Ace among aces: Darvish on Opening Day
As the Padres spent their offseason acquiring ace after ace, building one of the sport's most electric starting rotations, a noteworthy side effect quickly emerged: Come March, they’d have to make the most intriguing Opening Day starter decision in franchise history.
Decision made: It's Yu Darvish.
With a week remaining until the Padres open their season against the D-backs on April 1 at Petco Park, manager Jayce Tingler named Darvish his Opening Day starter. Tingler added that left-hander Blake Snell -- acquired via trade on the same day as Darvish -- will start the team's second game.
“Needless to say how honored I am to be given the opportunity to pitch on Opening Day,” Darvish said through a team interpreter. “I really didn’t think this would happen, just because of the types of pitchers that we have on this ballclub. But very honored.”

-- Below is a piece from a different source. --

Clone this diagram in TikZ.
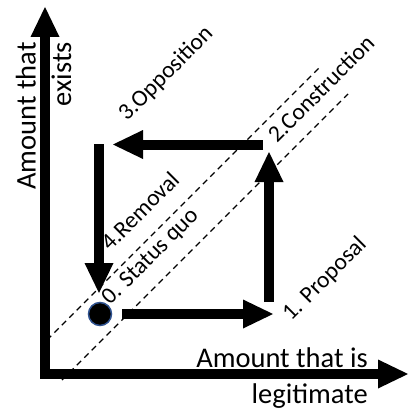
\documentclass[tikz,border=0pt]{standalone}
\usepackage{fontspec}
\setmainfont{Carlito}
\usetikzlibrary{arrows.meta}
\tikzset{
  bigarrow/.style={line width=10pt, -{Triangle[length=30pt,width=29pt,line width=0pt]}},
  guideline/.style={line width=1.4pt, dash pattern=on 6pt off 4.5pt},
  axlabel/.style={font=\fontsize{28.5}{35.5}\selectfont, align=right, inner sep=0pt},
  steplabel/.style={font=\fontsize{23.5}{28}\selectfont, rotate=45, anchor=base west, inner sep=0pt},
  statusdot/.style={circle, fill=black, draw=dotblue, line width=1.5pt, minimum size=23pt, inner sep=0pt}
}
\definecolor{dotblue}{HTML}{2F528F}
\begin{document}
\begin{tikzpicture}[x=1pt,y=-1pt]
\useasboundingbox (0,0) rectangle (420,420);
% guide lines
\coordinate (a1) at (47,340);
\coordinate (a2) at (320,67);
\coordinate (b1) at (62,380);
\coordinate (b2) at (348,94);
\draw[guideline] (a1) -- (a2);
\draw[guideline] (b1) -- (b2);
% axes
\coordinate (ytip) at (45,7);
\coordinate (O) at (45,374);
\coordinate (xtip) at (408,374);
\draw[line width=10pt, line join=miter, {Triangle[length=30pt,width=29pt,line width=0pt]}-{Triangle[length=30pt,width=29pt,line width=0pt]}] (ytip) -- (O) -- (xtip);
% axis labels
\node[axlabel, rotate=90, anchor=base east] (ylab) at (71,42) {Amount that\\exists};
\node[axlabel, anchor=base east] (xlab) at (368,403) {Amount that is\\legitimate};
% status quo dot
\node[statusdot] (s0) at (100,314) {};
% cycle arrows
\coordinate (p1s) at (122,314);
\coordinate (p1e) at (273,314);
\coordinate (p2s) at (269,302);
\coordinate (p2e) at (269,152);
\coordinate (p3s) at (263,144.5);
\coordinate (p3e) at (113,144.5);
\coordinate (p4s) at (99,144);
\coordinate (p4e) at (99,293);
\draw[bigarrow] (p1s) -- (p1e);
\draw[bigarrow] (p2s) -- (p2e);
\draw[bigarrow] (p3s) -- (p3e);
\draw[bigarrow] (p4s) -- (p4e);
% step labels
\node[steplabel] (l0) at (110,306) {0. Status quo};
\node[steplabel] (l1) at (291,322) {1. Proposal};
\node[steplabel] (l2) at (277,144) {2.Construction};
\node[steplabel] (l3) at (127,122) {3.Opposition};
\node[steplabel] (l4) at (110,252) {4.Removal};
\end{tikzpicture}
\end{document}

Darvish, who received the honor once before, with Texas in 2017, faced the Rangers in his final start of the spring on Thursday and endured his roughest outing in the Padres' 11-10 win. Darvish surrendered four runs and needed 76 pitches to get through three innings. He allowed four walks and three hits -- and a whopping seven stolen bases (as he said he chose to focus on honing his own mechanics, rather than controlling the running game).
“I take this as a positive, in the sense that you want to get the negative out,” Darvish said. “You actually do want to have those outings during Spring Training.”
Not that the Padres have much reason for concern. Darvish entered his start Thursday with no runs allowed in two Cactus League starts. His most recent outing came on a Padres backfield last week, where he tossed five scoreless frames. Darvish even called out some pitches he was about to throw -- Padres Minor Leaguers still couldn't hit him.
It has been a while since the Padres could truly line up an ace for Opening Day -- and they had a couple to choose from this spring. San Diego hasn’t given the ball to a starter who earned Cy Young Award votes in the previous season since Jake Peavy in 2008.
With Chicago last year, Darvish posted a 2.01 ERA and finished second in the National League Cy Young Award voting. He carried that dominant run into Padres camp this spring, too.
"Just looking back at my whole career," Darvish said earlier this month, "I think I'm at my best right now."
That's quite a statement, considering everything Darvish has accomplished. Across eight seasons, Darvish owns a 3.47 ERA and a mark of 11.1 strikeouts per nine innings, which stands as the best for a qualifying starting pitcher in Major League history.
Darvish does it with a blend of what he says are 11 different pitches. He uses them in a unique way, too, generally throwing his slider and cutter early in counts and often saving his electric four-seam fastball to put hitters away.
In 2014, Darvish reached 500 career strikeouts faster than any pitcher in Major League history -- with new teammate Wil Myers as his victim. Suffice it to say, Myers is thrilled that he won’t have to face Darvish this season.
"I don't have to strike out against him this year, which is good," Myers quipped. "He's a great guy. He's been great so far in this clubhouse. Everybody in here is looking forward to watching this guy go about his business. ... He's got quite the arsenal of pitches, and he can throw any at any time."
Tingler didn't divulge the rest of his starting five, but he noted that he liked the concept of putting Snell between two right-handers. It already seems likely that right-hander Joe Musgrove will get the ball for the third game. In their last three trips through the rotation this spring, the Padres have lined up Darvish-Snell-Musgrove-Chris Paddack-Adrian Morejon. That seems like the likeliest projection for their season-opening rotation.
That list, of course, doesn't include Dinelson Lamet, who made his Cactus League debut on Wednesday night. The Padres are building Lamet back slowly from the elbow injury that forced him to miss the postseason last year. He has passed every test thus far but won’t be built to a starter’s workload by early April.
Even without Lamet, the Padres had a wealth of options to pick from -- a stark contrast from recent seasons when choosing an Opening Day starter felt like more of a chore than a celebration of an elite pitcher. In Darvish, Snell, Musgrove and Paddack, the Padres boast four pitchers who have received Opening Day starts in the past. Snell, of course, won the 2018 American League Cy Young Award. Like Darvish, he has been excellent this spring.
"That's a really hard decision," Tingler said. "What would've made it even more incredibly tough would've been if Lamet was built up, as well. I certainly think there was a strong case for him to take the ball Day 1.
"At the end of the day, I don't think you can go wrong."